_Problem_
Read the records and gather each line that includes "standalone".

_Items_
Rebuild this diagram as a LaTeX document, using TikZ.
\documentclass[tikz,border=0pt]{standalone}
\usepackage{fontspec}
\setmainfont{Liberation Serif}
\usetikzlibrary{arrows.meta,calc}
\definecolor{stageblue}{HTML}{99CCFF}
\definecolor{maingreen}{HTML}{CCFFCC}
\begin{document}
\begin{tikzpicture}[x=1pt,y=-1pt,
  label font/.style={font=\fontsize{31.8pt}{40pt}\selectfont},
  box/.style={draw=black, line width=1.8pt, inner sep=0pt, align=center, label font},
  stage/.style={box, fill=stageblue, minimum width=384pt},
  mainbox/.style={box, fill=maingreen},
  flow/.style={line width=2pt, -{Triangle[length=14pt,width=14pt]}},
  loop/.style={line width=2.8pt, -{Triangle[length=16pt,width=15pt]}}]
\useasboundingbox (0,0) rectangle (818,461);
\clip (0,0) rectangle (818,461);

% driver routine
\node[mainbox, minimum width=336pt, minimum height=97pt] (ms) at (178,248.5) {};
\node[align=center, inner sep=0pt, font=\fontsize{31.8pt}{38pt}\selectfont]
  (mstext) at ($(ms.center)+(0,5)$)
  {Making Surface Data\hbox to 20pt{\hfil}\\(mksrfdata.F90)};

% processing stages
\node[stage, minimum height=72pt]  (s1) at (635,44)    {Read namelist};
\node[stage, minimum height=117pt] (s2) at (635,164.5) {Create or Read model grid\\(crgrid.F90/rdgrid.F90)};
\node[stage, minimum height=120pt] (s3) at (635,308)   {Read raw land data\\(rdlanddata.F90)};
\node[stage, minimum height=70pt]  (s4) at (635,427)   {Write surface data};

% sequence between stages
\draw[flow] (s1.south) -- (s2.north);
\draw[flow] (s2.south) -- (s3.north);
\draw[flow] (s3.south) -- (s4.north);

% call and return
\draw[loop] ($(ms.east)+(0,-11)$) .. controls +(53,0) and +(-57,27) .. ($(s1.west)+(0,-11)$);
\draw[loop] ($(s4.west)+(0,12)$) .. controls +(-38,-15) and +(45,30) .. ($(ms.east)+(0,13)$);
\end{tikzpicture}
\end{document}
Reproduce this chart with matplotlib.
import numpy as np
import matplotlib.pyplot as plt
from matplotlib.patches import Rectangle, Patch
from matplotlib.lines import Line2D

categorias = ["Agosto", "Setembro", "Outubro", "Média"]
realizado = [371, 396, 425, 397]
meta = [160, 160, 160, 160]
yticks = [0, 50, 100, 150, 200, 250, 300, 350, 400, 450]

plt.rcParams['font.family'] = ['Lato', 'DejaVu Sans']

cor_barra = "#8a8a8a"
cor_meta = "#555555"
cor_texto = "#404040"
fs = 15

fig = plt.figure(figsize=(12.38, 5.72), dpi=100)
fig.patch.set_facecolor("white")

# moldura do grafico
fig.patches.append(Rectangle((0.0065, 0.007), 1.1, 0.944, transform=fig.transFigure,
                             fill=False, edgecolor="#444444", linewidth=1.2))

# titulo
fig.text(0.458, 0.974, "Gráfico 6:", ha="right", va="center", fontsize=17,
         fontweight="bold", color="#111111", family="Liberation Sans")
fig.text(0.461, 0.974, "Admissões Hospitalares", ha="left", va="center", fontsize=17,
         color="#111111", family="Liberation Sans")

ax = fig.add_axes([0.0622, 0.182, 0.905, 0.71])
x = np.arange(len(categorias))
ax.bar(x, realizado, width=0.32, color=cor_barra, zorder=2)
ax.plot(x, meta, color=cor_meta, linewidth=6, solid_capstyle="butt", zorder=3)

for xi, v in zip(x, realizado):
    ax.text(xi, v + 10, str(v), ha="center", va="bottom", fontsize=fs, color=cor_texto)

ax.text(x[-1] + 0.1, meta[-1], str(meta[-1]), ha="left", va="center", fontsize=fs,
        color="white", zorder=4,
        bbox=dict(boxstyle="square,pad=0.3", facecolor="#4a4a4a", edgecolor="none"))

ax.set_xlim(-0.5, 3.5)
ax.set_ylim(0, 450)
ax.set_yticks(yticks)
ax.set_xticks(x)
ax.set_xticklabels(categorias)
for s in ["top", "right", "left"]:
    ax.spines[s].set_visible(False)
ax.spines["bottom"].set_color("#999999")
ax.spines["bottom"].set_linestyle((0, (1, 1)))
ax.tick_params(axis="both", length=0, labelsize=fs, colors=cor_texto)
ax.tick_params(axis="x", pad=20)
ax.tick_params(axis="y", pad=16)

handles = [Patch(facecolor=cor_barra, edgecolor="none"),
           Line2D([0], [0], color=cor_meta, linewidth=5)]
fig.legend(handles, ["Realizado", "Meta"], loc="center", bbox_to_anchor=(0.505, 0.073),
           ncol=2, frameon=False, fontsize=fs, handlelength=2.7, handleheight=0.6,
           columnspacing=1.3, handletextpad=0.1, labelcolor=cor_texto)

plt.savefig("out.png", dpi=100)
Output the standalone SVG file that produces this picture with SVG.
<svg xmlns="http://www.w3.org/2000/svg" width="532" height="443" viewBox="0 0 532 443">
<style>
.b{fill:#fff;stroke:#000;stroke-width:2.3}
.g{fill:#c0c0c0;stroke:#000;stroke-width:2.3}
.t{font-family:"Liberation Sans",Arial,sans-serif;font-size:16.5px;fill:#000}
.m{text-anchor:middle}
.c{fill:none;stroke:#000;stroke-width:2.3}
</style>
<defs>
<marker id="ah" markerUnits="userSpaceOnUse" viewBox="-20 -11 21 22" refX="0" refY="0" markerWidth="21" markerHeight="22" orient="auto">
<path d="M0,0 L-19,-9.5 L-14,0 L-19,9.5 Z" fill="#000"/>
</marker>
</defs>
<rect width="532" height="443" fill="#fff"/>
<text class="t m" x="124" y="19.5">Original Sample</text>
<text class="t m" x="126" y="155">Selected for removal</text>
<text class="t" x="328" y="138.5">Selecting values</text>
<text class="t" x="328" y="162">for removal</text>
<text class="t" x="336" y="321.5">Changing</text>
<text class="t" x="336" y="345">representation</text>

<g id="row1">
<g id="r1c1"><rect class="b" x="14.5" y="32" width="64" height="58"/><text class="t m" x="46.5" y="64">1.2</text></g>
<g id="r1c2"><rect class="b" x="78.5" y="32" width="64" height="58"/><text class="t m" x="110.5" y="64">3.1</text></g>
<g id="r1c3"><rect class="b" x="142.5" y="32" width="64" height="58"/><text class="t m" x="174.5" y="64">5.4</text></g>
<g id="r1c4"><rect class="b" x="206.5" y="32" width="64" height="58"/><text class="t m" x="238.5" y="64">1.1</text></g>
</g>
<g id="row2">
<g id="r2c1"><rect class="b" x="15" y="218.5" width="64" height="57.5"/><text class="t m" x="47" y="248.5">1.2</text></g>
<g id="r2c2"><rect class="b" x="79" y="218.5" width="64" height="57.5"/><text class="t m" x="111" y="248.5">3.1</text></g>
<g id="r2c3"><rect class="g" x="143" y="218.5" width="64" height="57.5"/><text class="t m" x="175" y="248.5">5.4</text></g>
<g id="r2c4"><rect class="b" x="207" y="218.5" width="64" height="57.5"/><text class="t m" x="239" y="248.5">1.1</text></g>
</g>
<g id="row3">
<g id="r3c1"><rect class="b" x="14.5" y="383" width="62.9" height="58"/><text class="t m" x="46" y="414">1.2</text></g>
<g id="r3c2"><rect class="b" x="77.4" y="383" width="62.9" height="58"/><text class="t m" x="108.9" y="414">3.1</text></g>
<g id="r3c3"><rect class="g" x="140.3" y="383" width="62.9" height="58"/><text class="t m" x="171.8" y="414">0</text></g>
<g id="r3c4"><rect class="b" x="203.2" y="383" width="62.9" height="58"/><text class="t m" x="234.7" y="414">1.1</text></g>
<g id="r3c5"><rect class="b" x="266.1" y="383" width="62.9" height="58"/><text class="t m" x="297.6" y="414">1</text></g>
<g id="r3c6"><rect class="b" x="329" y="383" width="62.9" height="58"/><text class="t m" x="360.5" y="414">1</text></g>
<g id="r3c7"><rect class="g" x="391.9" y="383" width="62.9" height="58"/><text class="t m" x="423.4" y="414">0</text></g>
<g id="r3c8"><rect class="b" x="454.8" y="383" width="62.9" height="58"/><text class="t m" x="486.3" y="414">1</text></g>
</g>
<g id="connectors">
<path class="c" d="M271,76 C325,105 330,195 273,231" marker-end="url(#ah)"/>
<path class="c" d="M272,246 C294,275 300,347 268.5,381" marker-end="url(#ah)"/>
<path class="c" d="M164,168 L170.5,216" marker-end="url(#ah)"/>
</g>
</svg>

_Response to the exercise_
\documentclass[tikz,border=0pt]{standalone}
Output the standalone SVG file that produces this picture with SVG.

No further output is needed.